Exactly repeat the material, dropping only the pictures.
━━ Supplied information
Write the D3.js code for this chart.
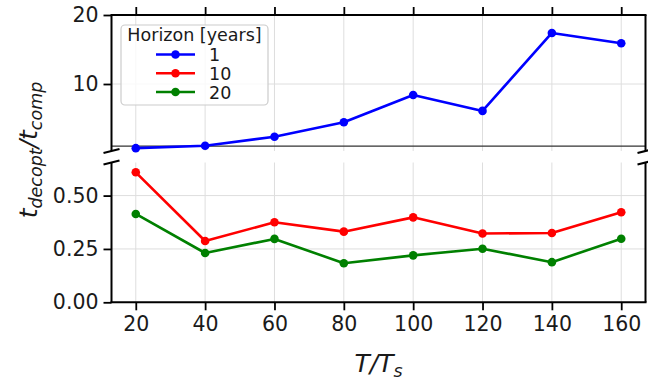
<!DOCTYPE html>
<html><head><meta charset="utf-8">
<script src="https://cdn.jsdelivr.net/npm/d3@7"></script>
<style>
html,body{margin:0;padding:0;background:#fff;}
svg{display:block;font-family:"DejaVu Sans",sans-serif;}
</style></head>
<body><svg id="c" width="648" height="385"></svg>
<script>
const categories = [20, 40, 60, 80, 100, 120, 140, 160];
const horizon1 = [0.7, 1.05, 2.35, 4.45, 8.4, 6.1, 17.4, 15.9];
const horizon10 = [0.609, 0.287, 0.375, 0.331, 0.398, 0.322, 0.325, 0.422];
const horizon20 = [0.414, 0.231, 0.297, 0.183, 0.220, 0.251, 0.188, 0.298];
const seriesNames = ["1", "10", "20"];
const seriesColors = ["#0000ff", "#ff0000", "#008000"];
const topTicks = [10, 20];
const bottomTicks = [0, 0.25, 0.5];
const xTicks = [20, 40, 60, 80, 100, 120, 140, 160];

const svg = d3.select("#c");
const L = 111.5, R = 645.5;
const topY0 = 15, topY1 = 151;
const botY0 = 162.5, botY1 = 302.3;

const x = d3.scaleLinear().domain([13, 167]).range([L, R]);
const yTop = d3.scaleLinear().domain([0.29, 20]).range([topY1, topY0]);
const yBot = d3.scaleLinear().domain([0, 0.655]).range([botY1, botY0]);

const gridColor = "#dedede";
const tickLen = 8;
const fs = 20.5;

// clip paths
const defs = svg.append("defs");
defs.append("clipPath").attr("id", "clipTop").append("rect")
  .attr("x", L).attr("y", topY0).attr("width", R - L).attr("height", topY1 - topY0);
defs.append("clipPath").attr("id", "clipBot").append("rect")
  .attr("x", L).attr("y", botY0).attr("width", R - L).attr("height", botY1 - botY0);

function panel(y, y0, y1, ticks, fmt, clip, showXLabels, showTopTicks) {
  const g = svg.append("g");
  // grid
  g.append("g").selectAll("line").data(xTicks).join("line")
    .attr("x1", d => x(d)).attr("x2", d => x(d)).attr("y1", y0).attr("y2", y1)
    .attr("stroke", gridColor).attr("stroke-width", 1);
  g.append("g").selectAll("line").data(ticks).join("line")
    .attr("x1", L).attr("x2", R).attr("y1", d => y(d)).attr("y2", d => y(d))
    .attr("stroke", gridColor).attr("stroke-width", 1);
  // y axis
  const ya = d3.axisLeft(y).tickValues(ticks).tickFormat(fmt).tickSize(tickLen).tickPadding(5);
  const yg = g.append("g").attr("transform", `translate(${L},0)`).call(ya);
  yg.select(".domain").remove();
  yg.selectAll(".tick line").attr("stroke", "#000").attr("stroke-width", 1.8);
  yg.selectAll(".tick text").attr("font-size", fs).attr("fill", "#1a1a1a").attr("font-family", "DejaVu Sans");
  // x axis
  if (showXLabels) {
    const xa = d3.axisBottom(x).tickValues(xTicks).tickFormat(d3.format("d")).tickSize(tickLen).tickPadding(6);
    const xg = g.append("g").attr("transform", `translate(0,${y1})`).call(xa);
    xg.select(".domain").remove();
    xg.selectAll(".tick line").attr("stroke", "#000").attr("stroke-width", 1.8);
    xg.selectAll(".tick text").attr("font-size", fs).attr("fill", "#1a1a1a").attr("font-family", "DejaVu Sans");
  }
  if (showTopTicks) {
    const xa = d3.axisTop(x).tickValues(xTicks).tickFormat("").tickSize(tickLen);
    const xg = g.append("g").attr("transform", `translate(0,${y0})`).call(xa);
    xg.select(".domain").remove();
    xg.selectAll(".tick line").attr("stroke", "#000").attr("stroke-width", 1.8);
  }
  return g;
}

const gTop = panel(yTop, topY0, topY1, topTicks, d3.format("d"), "clipTop", false, true);
const gBot = panel(yBot, botY0, botY1, bottomTicks, d3.format(".2f"), "clipBot", true, false);

// reference line at 1 in top panel
svg.append("line").attr("x1", L).attr("x2", R).attr("y1", yTop(1)).attr("y2", yTop(1))
  .attr("stroke", "#333").attr("stroke-width", 1.3);

function drawSeries(vals, y, color) {
  const line = d3.line().x((d, i) => x(categories[i])).y(d => y(d));
  svg.append("path").datum(vals).attr("d", line)
    .attr("fill", "none").attr("stroke", color).attr("stroke-width", 2.6)
    .attr("stroke-linejoin", "round");
  svg.append("g").selectAll("circle").data(vals).join("circle")
    .attr("cx", (d, i) => x(categories[i])).attr("cy", d => y(d))
    .attr("r", 4.3).attr("fill", color);
}
drawSeries(horizon1, yTop, seriesColors[0]);
drawSeries(horizon10, yBot, seriesColors[1]);
drawSeries(horizon20, yBot, seriesColors[2]);

// spines
const sp = svg.append("g").attr("stroke", "#000").attr("stroke-width", 2).attr("fill", "none");
sp.append("line").attr("x1", L).attr("x2", R).attr("y1", topY0).attr("y2", topY0).attr("stroke-linecap", "square");
sp.append("line").attr("x1", L).attr("x2", L).attr("y1", topY0).attr("y2", topY1);
sp.append("line").attr("x1", R).attr("x2", R).attr("y1", topY0).attr("y2", topY1);
sp.append("line").attr("x1", L).attr("x2", R).attr("y1", botY1).attr("y2", botY1).attr("stroke-linecap", "square");
sp.append("line").attr("x1", L).attr("x2", L).attr("y1", botY0).attr("y2", botY1);
sp.append("line").attr("x1", R).attr("x2", R).attr("y1", botY0).attr("y2", botY1);

// break marks
const dx = 8, dyT = 2, dyB = 2;
[[L, topY1, dyT], [R, topY1, dyT], [L, botY0, dyB], [R, botY0, dyB]].forEach(([cx, cy, dy]) => {
  sp.append("line").attr("x1", cx - dx).attr("y1", cy + dy).attr("x2", cx + dx).attr("y2", cy - dy)
    .attr("stroke-width", 2.2);
});

// legend
const lg = svg.append("g");
lg.append("rect").attr("x", 121).attr("y", 25).attr("width", 147).attr("height", 80).attr("rx", 4)
  .attr("fill", "#fff").attr("fill-opacity", 0.8).attr("stroke", "#cccccc").attr("stroke-width", 1.2);
lg.append("text").attr("x", 194.5).attr("y", 41).attr("text-anchor", "middle")
  .attr("font-size", 17.5).attr("fill", "#1a1a1a").text("Horizon [years]");
const rowY = [54.5, 73.3, 92];
seriesNames.forEach((n, i) => {
  lg.append("line").attr("x1", 156).attr("x2", 195).attr("y1", rowY[i]).attr("y2", rowY[i])
    .attr("stroke", seriesColors[i]).attr("stroke-width", 2.6);
  lg.append("circle").attr("cx", 175.5).attr("cy", rowY[i]).attr("r", 4.3).attr("fill", seriesColors[i]);
  lg.append("text").attr("x", 209).attr("y", rowY[i] + 6.5).attr("font-size", 17.5).attr("fill", "#1a1a1a").text(n);
});

// x label
const xl = svg.append("text").attr("x", 378.5).attr("y", 372).attr("text-anchor", "middle")
  .attr("font-size", 25).attr("fill", "#1a1a1a").attr("font-style", "italic");
xl.append("tspan").text("T/T");
xl.append("tspan").attr("font-size", 17.5).attr("dy", 5).text("s");

// y label
const yl = svg.append("text").attr("transform", "translate(37,150) rotate(-90)").attr("text-anchor", "middle")
  .attr("font-size", 25).attr("fill", "#1a1a1a").attr("font-style", "italic");
yl.append("tspan").text("t");
yl.append("tspan").attr("font-size", 17.5).attr("dy", 5).text("decopt");
yl.append("tspan").attr("dy", -5).text("/t");
yl.append("tspan").attr("font-size", 17.5).attr("dy", 5).text("comp");
</script></body></html>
━━━━
Correct output:
Write the D3.js code for this chart.
<!DOCTYPE html>
<html><head><meta charset="utf-8">
<script src="https://cdn.jsdelivr.net/npm/d3@7"></script>
<style>
html,body{margin:0;padding:0;background:#fff;}
svg{display:block;font-family:"DejaVu Sans",sans-serif;}
</style></head>
<body><svg id="c" width="648" height="385"></svg>
<script>
const categories = [20, 40, 60, 80, 100, 120, 140, 160];
const horizon1 = [0.7, 1.05, 2.35, 4.45, 8.4, 6.1, 17.4, 15.9];
const horizon10 = [0.609, 0.287, 0.375, 0.331, 0.398, 0.322, 0.325, 0.422];
const horizon20 = [0.414, 0.231, 0.297, 0.183, 0.220, 0.251, 0.188, 0.298];
const seriesNames = ["1", "10", "20"];
const seriesColors = ["#0000ff", "#ff0000", "#008000"];
const topTicks = [10, 20];
const bottomTicks = [0, 0.25, 0.5];
const xTicks = [20, 40, 60, 80, 100, 120, 140, 160];

const svg = d3.select("#c");
const L = 111.5, R = 645.5;
const topY0 = 15, topY1 = 151;
const botY0 = 162.5, botY1 = 302.3;

const x = d3.scaleLinear().domain([13, 167]).range([L, R]);
const yTop = d3.scaleLinear().domain([0.29, 20]).range([topY1, topY0]);
const yBot = d3.scaleLinear().domain([0, 0.655]).range([botY1, botY0]);

const gridColor = "#dedede";
const tickLen = 8;
const fs = 20.5;

// clip paths
const defs = svg.append("defs");
defs.append("clipPath").attr("id", "clipTop").append("rect")
  .attr("x", L).attr("y", topY0).attr("width", R - L).attr("height", topY1 - topY0);
defs.append("clipPath").attr("id", "clipBot").append("rect")
  .attr("x", L).attr("y", botY0).attr("width", R - L).attr("height", botY1 - botY0);

function panel(y, y0, y1, ticks, fmt, clip, showXLabels, showTopTicks) {
  const g = svg.append("g");
  // grid
  g.append("g").selectAll("line").data(xTicks).join("line")
    .attr("x1", d => x(d)).attr("x2", d => x(d)).attr("y1", y0).attr("y2", y1)
    .attr("stroke", gridColor).attr("stroke-width", 1);
  g.append("g").selectAll("line").data(ticks).join("line")
    .attr("x1", L).attr("x2", R).attr("y1", d => y(d)).attr("y2", d => y(d))
    .attr("stroke", gridColor).attr("stroke-width", 1);
  // y axis
  const ya = d3.axisLeft(y).tickValues(ticks).tickFormat(fmt).tickSize(tickLen).tickPadding(5);
  const yg = g.append("g").attr("transform", `translate(${L},0)`).call(ya);
  yg.select(".domain").remove();
  yg.selectAll(".tick line").attr("stroke", "#000").attr("stroke-width", 1.8);
  yg.selectAll(".tick text").attr("font-size", fs).attr("fill", "#1a1a1a").attr("font-family", "DejaVu Sans");
  // x axis
  if (showXLabels) {
    const xa = d3.axisBottom(x).tickValues(xTicks).tickFormat(d3.format("d")).tickSize(tickLen).tickPadding(6);
    const xg = g.append("g").attr("transform", `translate(0,${y1})`).call(xa);
    xg.select(".domain").remove();
    xg.selectAll(".tick line").attr("stroke", "#000").attr("stroke-width", 1.8);
    xg.selectAll(".tick text").attr("font-size", fs).attr("fill", "#1a1a1a").attr("font-family", "DejaVu Sans");
  }
  if (showTopTicks) {
    const xa = d3.axisTop(x).tickValues(xTicks).tickFormat("").tickSize(tickLen);
    const xg = g.append("g").attr("transform", `translate(0,${y0})`).call(xa);
    xg.select(".domain").remove();
    xg.selectAll(".tick line").attr("stroke", "#000").attr("stroke-width", 1.8);
  }
  return g;
}

const gTop = panel(yTop, topY0, topY1, topTicks, d3.format("d"), "clipTop", false, true);
const gBot = panel(yBot, botY0, botY1, bottomTicks, d3.format(".2f"), "clipBot", true, false);

// reference line at 1 in top panel
svg.append("line").attr("x1", L).attr("x2", R).attr("y1", yTop(1)).attr("y2", yTop(1))
  .attr("stroke", "#333").attr("stroke-width", 1.3);

function drawSeries(vals, y, color) {
  const line = d3.line().x((d, i) => x(categories[i])).y(d => y(d));
  svg.append("path").datum(vals).attr("d", line)
    .attr("fill", "none").attr("stroke", color).attr("stroke-width", 2.6)
    .attr("stroke-linejoin", "round");
  svg.append("g").selectAll("circle").data(vals).join("circle")
    .attr("cx", (d, i) => x(categories[i])).attr("cy", d => y(d))
    .attr("r", 4.3).attr("fill", color);
}
drawSeries(horizon1, yTop, seriesColors[0]);
drawSeries(horizon10, yBot, seriesColors[1]);
drawSeries(horizon20, yBot, seriesColors[2]);

// spines
const sp = svg.append("g").attr("stroke", "#000").attr("stroke-width", 2).attr("fill", "none");
sp.append("line").attr("x1", L).attr("x2", R).attr("y1", topY0).attr("y2", topY0).attr("stroke-linecap", "square");
sp.append("line").attr("x1", L).attr("x2", L).attr("y1", topY0).attr("y2", topY1);
sp.append("line").attr("x1", R).attr("x2", R).attr("y1", topY0).attr("y2", topY1);
sp.append("line").attr("x1", L).attr("x2", R).attr("y1", botY1).attr("y2", botY1).attr("stroke-linecap", "square");
sp.append("line").attr("x1", L).attr("x2", L).attr("y1", botY0).attr("y2", botY1);
sp.append("line").attr("x1", R).attr("x2", R).attr("y1", botY0).attr("y2", botY1);

// break marks
const dx = 8, dyT = 2, dyB = 2;
[[L, topY1, dyT], [R, topY1, dyT], [L, botY0, dyB], [R, botY0, dyB]].forEach(([cx, cy, dy]) => {
  sp.append("line").attr("x1", cx - dx).attr("y1", cy + dy).attr("x2", cx + dx).attr("y2", cy - dy)
    .attr("stroke-width", 2.2);
});

// legend
const lg = svg.append("g");
lg.append("rect").attr("x", 121).attr("y", 25).attr("width", 147).attr("height", 80).attr("rx", 4)
  .attr("fill", "#fff").attr("fill-opacity", 0.8).attr("stroke", "#cccccc").attr("stroke-width", 1.2);
lg.append("text").attr("x", 194.5).attr("y", 41).attr("text-anchor", "middle")
  .attr("font-size", 17.5).attr("fill", "#1a1a1a").text("Horizon [years]");
const rowY = [54.5, 73.3, 92];
seriesNames.forEach((n, i) => {
  lg.append("line").attr("x1", 156).attr("x2", 195).attr("y1", rowY[i]).attr("y2", rowY[i])
    .attr("stroke", seriesColors[i]).attr("stroke-width", 2.6);
  lg.append("circle").attr("cx", 175.5).attr("cy", rowY[i]).attr("r", 4.3).attr("fill", seriesColors[i]);
  lg.append("text").attr("x", 209).attr("y", rowY[i] + 6.5).attr("font-size", 17.5).attr("fill", "#1a1a1a").text(n);
});

// x label
const xl = svg.append("text").attr("x", 378.5).attr("y", 372).attr("text-anchor", "middle")
  .attr("font-size", 25).attr("fill", "#1a1a1a").attr("font-style", "italic");
xl.append("tspan").text("T/T");
xl.append("tspan").attr("font-size", 17.5).attr("dy", 5).text("s");

// y label
const yl = svg.append("text").attr("transform", "translate(37,150) rotate(-90)").attr("text-anchor", "middle")
  .attr("font-size", 25).attr("fill", "#1a1a1a").attr("font-style", "italic");
yl.append("tspan").text("t");
yl.append("tspan").attr("font-size", 17.5).attr("dy", 5).text("decopt");
yl.append("tspan").attr("dy", -5).text("/t");
yl.append("tspan").attr("font-size", 17.5).attr("dy", 5).text("comp");
</script></body></html>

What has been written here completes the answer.